For PDF and TIFF files, up to 2000 pages (only first two pages for the free tier) are processed.
The file size must be less than 50 MB (4 MB for the free tier) and dimensions at least 50 x 50 pixels and at most 10000 x 10000 pixels.
The PDF dimensions must be at most 17 x 17 inches, corresponding to legal or A3 paper sizes and smaller.
If an error occurs, an error message will end up in the CognitiveServices.error queue in RabbitMQ. You can retry the content extraction by moving the failed message to the CognitiveServices queue. Please be aware of the limitations above before retrying.
There is a cost associated with extracting contents from files. Please see https://azure.microsoft.com/en-us/pricing/details/cognitive-services/computer-vision/ for more details.

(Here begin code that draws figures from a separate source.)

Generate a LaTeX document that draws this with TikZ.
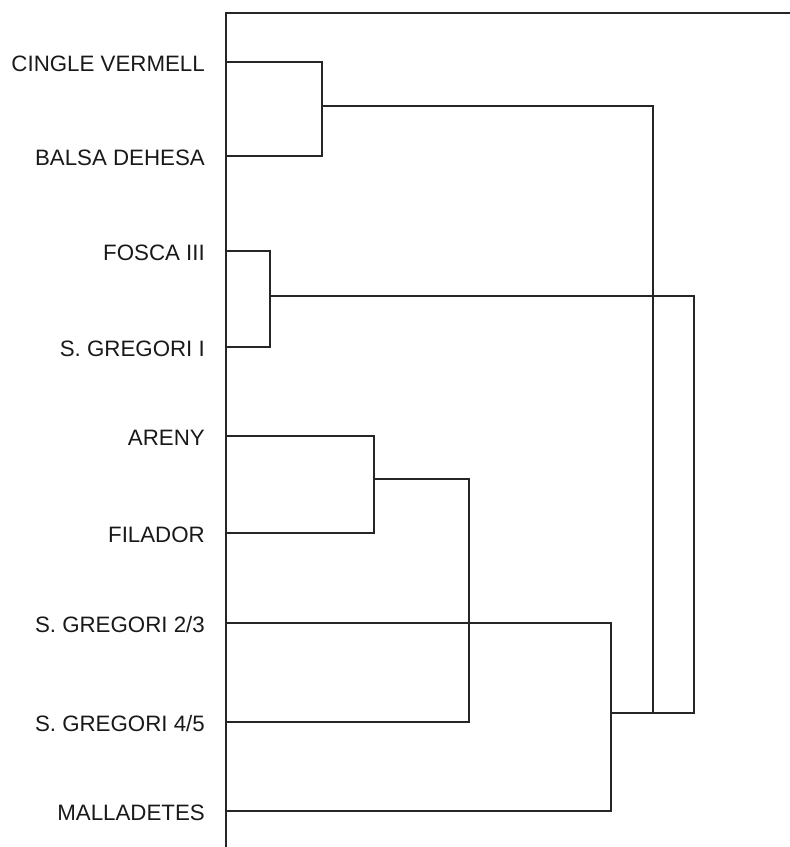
\documentclass[tikz,border=0pt]{standalone}
\usepackage{fontspec}
\setmainfont{Liberation Sans}
\begin{document}
\begin{tikzpicture}[x=1pt,y=-1pt,
  link/.style={draw=black!85,line width=1.6pt,line cap=rect},
  leaflabel/.style={anchor=base east,inner sep=0pt,font=\fontsize{22.3}{25}\selectfont,text=black!90}]
\useasboundingbox (0,0) rectangle (790,847);

% axis and frame line
\coordinate (axtop) at (226,13);
\coordinate (axbot) at (226,847);
\coordinate (frameend) at (790,13);
\draw[link] (axbot) -- (axtop) -- (frameend);

% leaves (label node + point on the axis)
\foreach \nm/\yy/\txt in {cv/62/{CINGLE VERMELL}, bd/156/{BALSA DEHESA}, fo/251/{FOSCA III},
  sgi/347/{S. GREGORI I}, ar/436/{ARENY}, fi/533/{FILADOR}, sga/623/{S. GREGORI 2/3},
  sgb/722/{S. GREGORI 4/5}, ma/811/{MALLADETES}}{
  \node[leaflabel] (l\nm) at (205,\yy+9.5) {\txt};
  \coordinate (\nm) at (226,\yy);
}

% merge heights
\coordinate (j1) at (322,106);  % cingle vermell + balsa dehesa
\coordinate (j2) at (270,296);  % fosca III + s. gregori I
\coordinate (j3) at (374,479);  % areny + filador
\coordinate (j4) at (469,600);  % + s. gregori 4/5
\coordinate (j5) at (611,713);  % s. gregori 2/3 + malladetes
\coordinate (k1) at (653,713);
\coordinate (k2) at (694,713);

% clusters
\draw[link] (cv) -- (cv -| j1) -- (bd -| j1) -- (bd);
\draw[link] (fo) -- (fo -| j2) -- (sgi -| j2) -- (sgi);
\draw[link] (ar) -- (ar -| j3) -- (fi -| j3) -- (fi);
\draw[link] (j3) -- (j3 -| j4) -- (sgb -| j4) -- (sgb);
\draw[link] (sga) -- (sga -| j5) -- (ma -| j5) -- (ma);

% upper links
\draw[link] (j1) -- (j1 -| k1) -- (k1);
\draw[link] (j2) -- (j2 -| k2) -- (k2);
\draw[link] (j5) -- (k2);
\end{tikzpicture}
\end{document}
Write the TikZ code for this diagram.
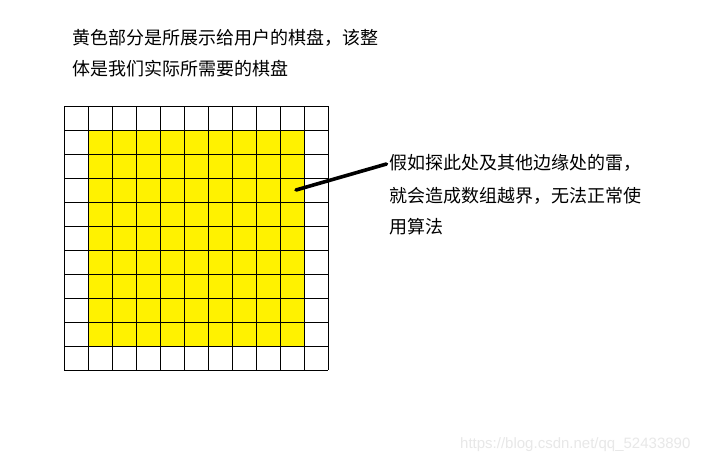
\documentclass[tikz,border=0pt]{standalone}
\usepackage{fontspec}
\newfontfamily\cjk{Noto Sans CJK SC}
\newfontfamily\wmfont{Liberation Sans}
\begin{document}
\begin{tikzpicture}[x=1pt,y=-1pt,
  cjktext/.style={anchor=base west,inner sep=0pt,font=\cjk\fontsize{18}{18}\selectfont,text=black},
  gridline/.style={draw=black,line width=1pt},
  pointer/.style={draw=black,line width=3.6pt,line cap=round},
  watermark/.style={anchor=base west,inner sep=0pt,font=\wmfont\fontsize{15}{15}\selectfont,text=black!9}]
\useasboundingbox[fill=white] (0,0) rectangle (713,461);
% yellow visible board
\fill[yellow] (88,130) rectangle (304,346);
% grid
\foreach \i in {0,...,11}{
  \draw[gridline] (64+24*\i,106) -- (64+24*\i,370);
  \draw[gridline] (64,106+24*\i) -- (328,106+24*\i);
}
% top text
\node[cjktext] (t1) at (72,44.5) {黄色部分是所展示给用户的棋盘，该整};
\node[cjktext] (t2) at (72,75) {体是我们实际所需要的棋盘};
% right text
\node[cjktext] (r1) at (389,169.5) {假如探此处及其他边缘处的雷，};
\node[cjktext] (r2) at (389,202.5) {就会造成数组越界，无法正常使};
\node[cjktext] (r3) at (389,233) {用算法};
% pointer
\coordinate (p) at (296,190);
\coordinate (q) at (386.5,164);
\draw[pointer] (p) -- (q);
% watermark
\node[watermark] (wm) at (460,448) {https://blog.csdn.net/qq\_52433890};
\end{tikzpicture}
\end{document}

If the extracted contents are included in freetext searches, they are searched on equal terms with the asset titles. Thus, it might be more difficult to find an asset by title.
Each time an asset is published or republished, its contents are extracted again.
Repopulating search caches and assets might take significantly more time if content extraction has been enabled.
Freetext searches might be slower when asset contents are included. However, we do not expect this to be significantnoticeable.
The DigizuiteCore service CognitiveService must be able to make HTTP calls to Azure over https. If you run into issues, please ensure that outgoing https requests are not blocked by a firewall.